Леди Блейкни. Как странно прозвучало это имя, произнесенное вслух.
Совершить свадебное путешествие в Париж предложила герцогиня, и Блейк сразу же согласился без обычных возражений или недовольства. Действительно, Париж все же куда лучше заточения в деревне, где ни для него, ни для молодой жены не нашлось бы никаких развлечений. И в этом вопросе, Блейк был абсолютно уверен, у них с Минервой не возникло разногласий.
— Я знаю, что герцог послал весточку нашему послу во Франции, сэру Чарлзу Стюарту. Если вы с леди Блейкни намерены выходить в свет, то будете приняты повсюду.
— Что ж, хорошо.
— После окончания войны французское общество вернуло себе весь свой блеск.
— В самом деле?
Блейка больше интересовал запах французских конюшен. Друзья из «Жокей-клуба» дали ему несколько рекомендательных писем к французским коннозаводчикам. Благодаря женитьбе у него появились средства, позволявшие пополнить собственные конюшни самыми лучшими экземплярами континентальных скакунов.

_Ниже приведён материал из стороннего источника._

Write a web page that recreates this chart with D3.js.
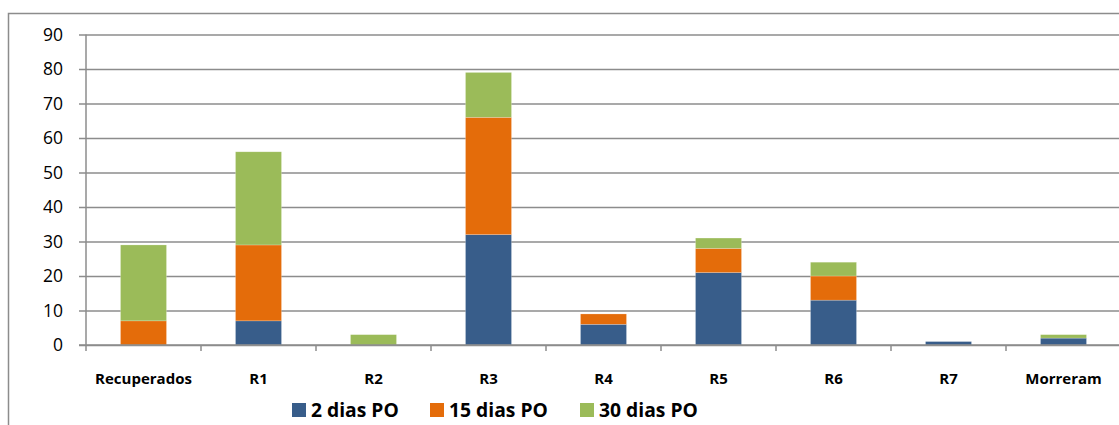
<!DOCTYPE html>
<html>
<head>
<meta charset="utf-8">
<script src="https://cdn.jsdelivr.net/npm/d3@7"></script>
<style>
  html, body { margin: 0; padding: 0; background: #fff; }
  svg { display: block; font-family: "Open Sans", Lato, sans-serif; }
</style>
</head>
<body>
<svg id="chart" width="1119" height="425"></svg>
<script>
// Categories along the x axis
const categories = ["Recuperados", "R1", "R2", "R3", "R4", "R5", "R6", "R7", "Morreram"];

// Series values (stacked in this order, bottom to top)
const dias2  = [0, 7, 0, 32, 6, 21, 13, 1, 2];
const dias15 = [7, 22, 0, 34, 3, 7, 7, 0, 0];
const dias30 = [22, 27, 3, 13, 0, 3, 4, 0, 1];

const seriesNames = ["2 dias PO", "15 dias PO", "30 dias PO"];
const seriesColors = ["#385d8a", "#e46c0a", "#9bbb59"];

// Y-axis ticks
const yTicks = [0, 10, 20, 30, 40, 50, 60, 70, 80, 90];

const svg = d3.select("#chart");
const gridColor = "#8c8c8c";

// Chart frame
svg.append("rect")
  .attr("x", 8.5).attr("y", 13.5)
  .attr("width", 1130).attr("height", 430)
  .attr("fill", "none")
  .attr("stroke", gridColor)
  .attr("stroke-width", 1.5);

const plot = { left: 86, right: 1121, top: 34.5, bottom: 345 };

const x = d3.scaleBand()
  .domain(categories)
  .range([plot.left, plot.right])
  .paddingInner(0.6)
  .paddingOuter(0.3);

const y = d3.scaleLinear()
  .domain([0, 90])
  .range([plot.bottom, plot.top]);

// Horizontal gridlines with left tick marks and labels
const yAxis = d3.axisLeft(y)
  .tickValues(yTicks)
  .tickSize(plot.right - plot.left + 7)
  .tickPadding(16)
  .tickFormat(d3.format("d"));

const gy = svg.append("g")
  .attr("transform", `translate(${plot.right},0)`)
  .call(yAxis);
gy.select(".domain").remove();
gy.selectAll(".tick line")
  .attr("stroke", gridColor)
  .attr("stroke-width", 1.5);
gy.selectAll(".tick text")
  .attr("fill", "#000")
  .attr("font-size", 17.5)
  .attr("font-family", "'Open Sans', sans-serif");

// Stacked bars
const rows = categories.map((c, i) => ({ cat: c, s0: dias2[i], s1: dias15[i], s2: dias30[i] }));
const stack = d3.stack().keys(["s0", "s1", "s2"]);
const layers = stack(rows);

svg.append("g")
  .selectAll("g")
  .data(layers)
  .join("g")
  .attr("fill", (d, i) => seriesColors[i])
  .selectAll("rect")
  .data(d => d.filter(p => p[1] - p[0] > 0))
  .join("rect")
  .attr("x", d => x(d.data.cat))
  .attr("width", x.bandwidth())
  .attr("y", d => y(d[1]))
  .attr("height", d => y(d[0]) - y(d[1]))
  .attr("stroke", "rgba(255,255,255,0.35)")
  .attr("stroke-width", 0.6);

// Y axis line
svg.append("line")
  .attr("x1", plot.left).attr("x2", plot.left)
  .attr("y1", plot.top).attr("y2", plot.bottom)
  .attr("stroke", gridColor).attr("stroke-width", 1.5);

// X axis line with category boundary ticks
svg.append("line")
  .attr("x1", plot.left - 7).attr("x2", plot.right)
  .attr("y1", plot.bottom).attr("y2", plot.bottom)
  .attr("stroke", gridColor).attr("stroke-width", 1.5);

const step = x.step();
const boundaries = d3.range(categories.length + 1).map(i => plot.left + i * step);
svg.append("g")
  .selectAll("line")
  .data(boundaries)
  .join("line")
  .attr("x1", d => d).attr("x2", d => d)
  .attr("y1", plot.bottom).attr("y2", plot.bottom + 6)
  .attr("stroke", gridColor).attr("stroke-width", 1.5);

// Category labels
svg.append("g")
  .selectAll("text")
  .data(categories)
  .join("text")
  .attr("x", d => x(d) + x.bandwidth() / 2)
  .attr("y", 384)
  .attr("text-anchor", "middle")
  .attr("font-size", 15)
  .attr("font-weight", "bold")
  .attr("fill", "#000")
  .text(d => d);

// Legend
const legendX = [292, 430, 580];
const legend = svg.append("g")
  .selectAll("g")
  .data(seriesNames)
  .join("g")
  .attr("transform", (d, i) => `translate(${legendX[i]},0)`);
legend.append("rect")
  .attr("x", 0).attr("y", 403)
  .attr("width", 14).attr("height", 14)
  .attr("fill", (d, i) => seriesColors[i]);
legend.append("text")
  .attr("x", 19).attr("y", 417)
  .attr("font-size", 19.3)
  .attr("font-weight", "bold")
  .attr("fill", "#000")
  .text(d => d);
</script>
</body>
</html>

— Находясь там, вы могли бы держать уши открытыми. Мне хотелось бы услышать ваши впечатления.
Просьба Гидеона, с которой тот обратился как бы между прочим, насторожила Блейка. Гидеон никогда не проявлял ни малейшего интереса к мнению шурина по каким бы то ни было вопросам.
— Мои впечатления о чем?
— Король Луи неважно себя чувствует и долго не протянет. По всей вероятности, его сменит брат Карл, граф Артуа. Поскольку он отличается довольно решительным нравом и при этом придерживается весьма консервативных взглядов, многие из нас предполагают, что Карл недолго будет испытывать терпение подданных. Не исключено, что вскоре Бурбоны вновь лишатся трона.

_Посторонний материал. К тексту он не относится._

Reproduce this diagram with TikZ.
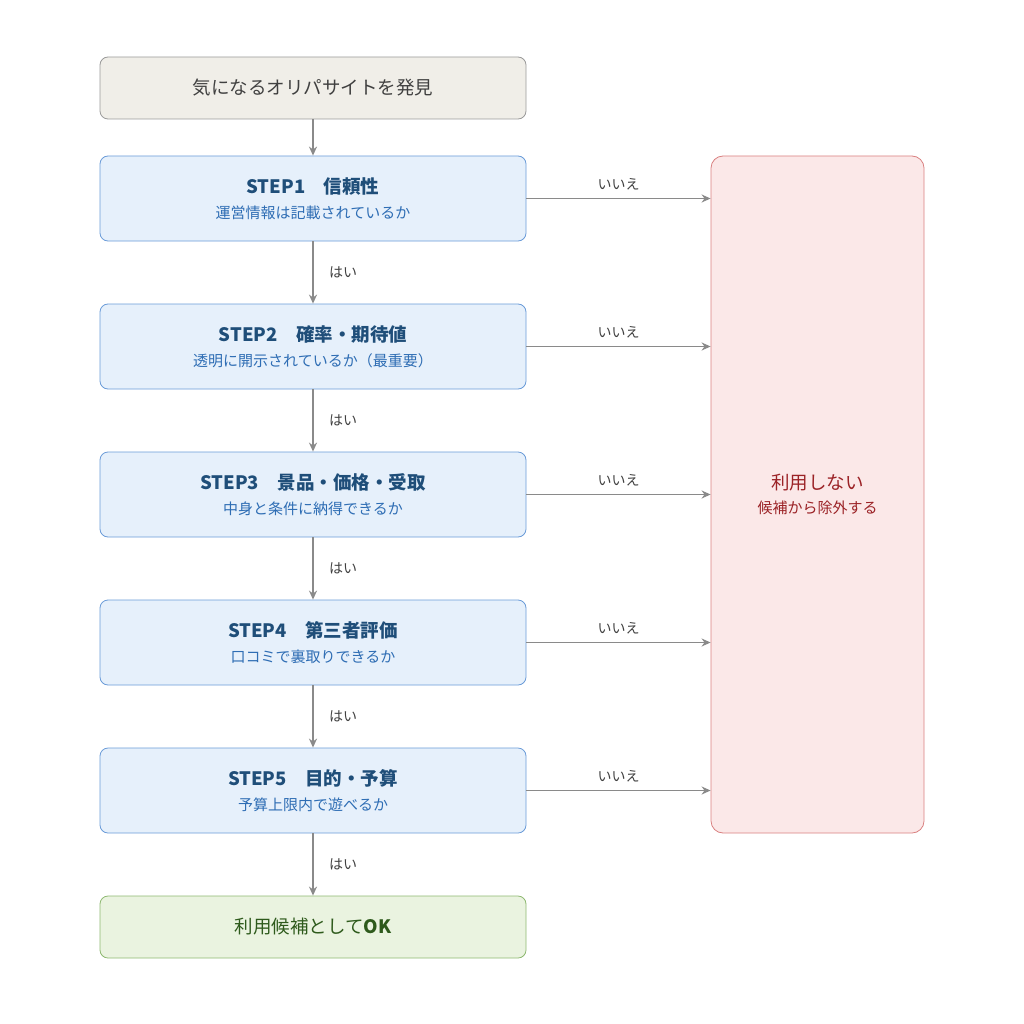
\documentclass[tikz,border=0pt]{standalone}
\usepackage{fontspec}
\setmainfont{Noto Sans CJK JP}
\usetikzlibrary{arrows.meta}
\definecolor{stepfill}{HTML}{E6F0FB}\definecolor{stepdraw}{HTML}{6A9BD8}
\definecolor{steptitle}{HTML}{1F4E79}\definecolor{stepsub}{HTML}{2E6DB4}
\definecolor{topfill}{HTML}{F0EEE8}\definecolor{topdraw}{HTML}{9A9A9A}
\definecolor{okfill}{HTML}{EAF3E0}\definecolor{okdraw}{HTML}{8DB870}\definecolor{oktext}{HTML}{2E5A1C}
\definecolor{nofill}{HTML}{FBE8E8}\definecolor{nodraw}{HTML}{D98080}\definecolor{notext}{HTML}{9B2226}
\definecolor{arr}{HTML}{8A8A8A}
\begin{document}
\begin{tikzpicture}[x=1pt,y=-1pt,
 box/.style={rounded corners=8pt,line width=0.8pt,minimum width=426pt,inner sep=0pt,align=center},
 stepbox/.style={box,fill=stepfill,draw=stepdraw,minimum height=85pt},
 ar/.style={draw=arr,line width=1.8pt,-{Stealth[length=9pt,width=8pt]}},
 lab/.style={font=\fontsize{14}{16}\selectfont,text=black!75}]
\useasboundingbox (0,0) rectangle (1024,1024);
\newcommand{\stp}[3]{{\fontsize{18.5}{22}\selectfont\bfseries\color{steptitle}#1\quad #2}\\[9pt]{\fontsize{15}{18}\selectfont\color{stepsub}#3}}
\node[box,fill=topfill,draw=topdraw,minimum height=62pt,font=\fontsize{18.5}{22}\selectfont,text=black!75] (top) at (313,88) {気になるオリパサイトを発見};
\node[stepbox] (s1) at (313,198.5) {\stp{STEP1}{信頼性}{運営情報は記載されているか}};
\node[stepbox] (s2) at (313,346.5) {\stp{STEP2}{確率・期待値}{透明に開示されているか（最重要）}};
\node[stepbox] (s3) at (313,494.5) {\stp{STEP3}{景品・価格・受取}{中身と条件に納得できるか}};
\node[stepbox] (s4) at (313,642.5) {\stp{STEP4}{第三者評価}{口コミで裏取りできるか}};
\node[stepbox] (s5) at (313,790.5) {\stp{STEP5}{目的・予算}{予算上限内で遊べるか}};
\node[box,fill=okfill,draw=okdraw,minimum height=62pt,font=\fontsize{18.5}{22}\selectfont,text=oktext] (ok) at (313,927) {利用候補として\textbf{OK}};
\node[rounded corners=12pt,line width=0.8pt,fill=nofill,draw=nodraw,minimum width=213pt,minimum height=677pt,align=center] (no) at (817.5,494.5)
 {{\fontsize{18.5}{22}\selectfont\color{notext}利用しない}\\[9pt]{\fontsize{15}{18}\selectfont\color{notext}候補から除外する}};
\draw[ar] (top) -- (s1);
\foreach \a/\b in {s1/s2,s2/s3,s3/s4,s4/s5,s5/ok}{
 \draw[ar] (\a) -- node[lab,right=12pt]{はい} (\b);}
\foreach \s in {s1,s2,s3,s4,s5}{
 \draw[ar] (\s.east) -- node[lab,above=4pt]{いいえ} (\s.east -| no.west);}
\end{tikzpicture}
\end{document}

— О да! — воскликнул Блейк. — Приобретя привычку избавляться от своих монархов, французы вполне могут продолжить эту практику.
В одобрительном кивке Гидеона, которым тот оценил это не самое остроумное замечание, он все же уловил нотку легкого удивления.
— Именно. Заменить Карла могут две кандидатуры. Нам более приемлемым представляется герцог Орлеанский. Однако среди французов по-прежнему силен дух бонапартизма, и хотя сын Бонапарта герцог Рейхштадтский живет в Австрии, определенные круги хотели бы видеть его на французском престоле. Думаю, нет нужды уточнять, что в этом случае главенствующую роль играет имя претендента.
— А мы предпочитаем ставить на другую лошадь, не так ли? И сколько же лет этому претенденту на трон?
На лице Гидеона промелькнуло раздражение.
— Возраст не имеет значения. И потом, дело не в самом юноше, а в его союзниках. Нам хотелось бы знать, кто из числа французской знати готов поддерживать его восхождение на трон, а кто готов встать на сторону герцога Орлеанского.
— Гидеон, все это очень интересно, но какое отношение это имеет ко мне? Поправь меня, если я ошибаюсь, но ведь это работа нашего посла — собирать и доносить подобную информацию.
— Поправь меня, если я ошибаюсь, Блейк, но ведь тебе известно, что мы сейчас представляем оппозицию.
— Возможно, я не очень сведущ в политике, однако даже я знаю, что нынче у власти противная сторона.
— Мы надеемся, что это ненадолго, и когда власть перейдет к нам, я могу рассчитывать на пост министра иностранных дел. В силу этого обстоятельства мне совершенно необходимо получать с континента самую свежую информацию, причем получать ее из независимых источников. Все, что помогает мне идти на шаг впереди правительства, дает нашей партии преимущество.
— Я польщен тем, что ты считаешь меня способным узнать то, что упустило наше посольство. Но на самом деле, уж извини за прямоту, думаю, ты слегка повредился умом. Никто и никогда не обращался ко мне со столь бессмысленным предложением.
— Вот именно! Никто и никогда не подумает, будто тебя заинтересуют вопросы большой политики. В твоем присутствии могут развязаться языки, которые останутся на привязи при других англичанах.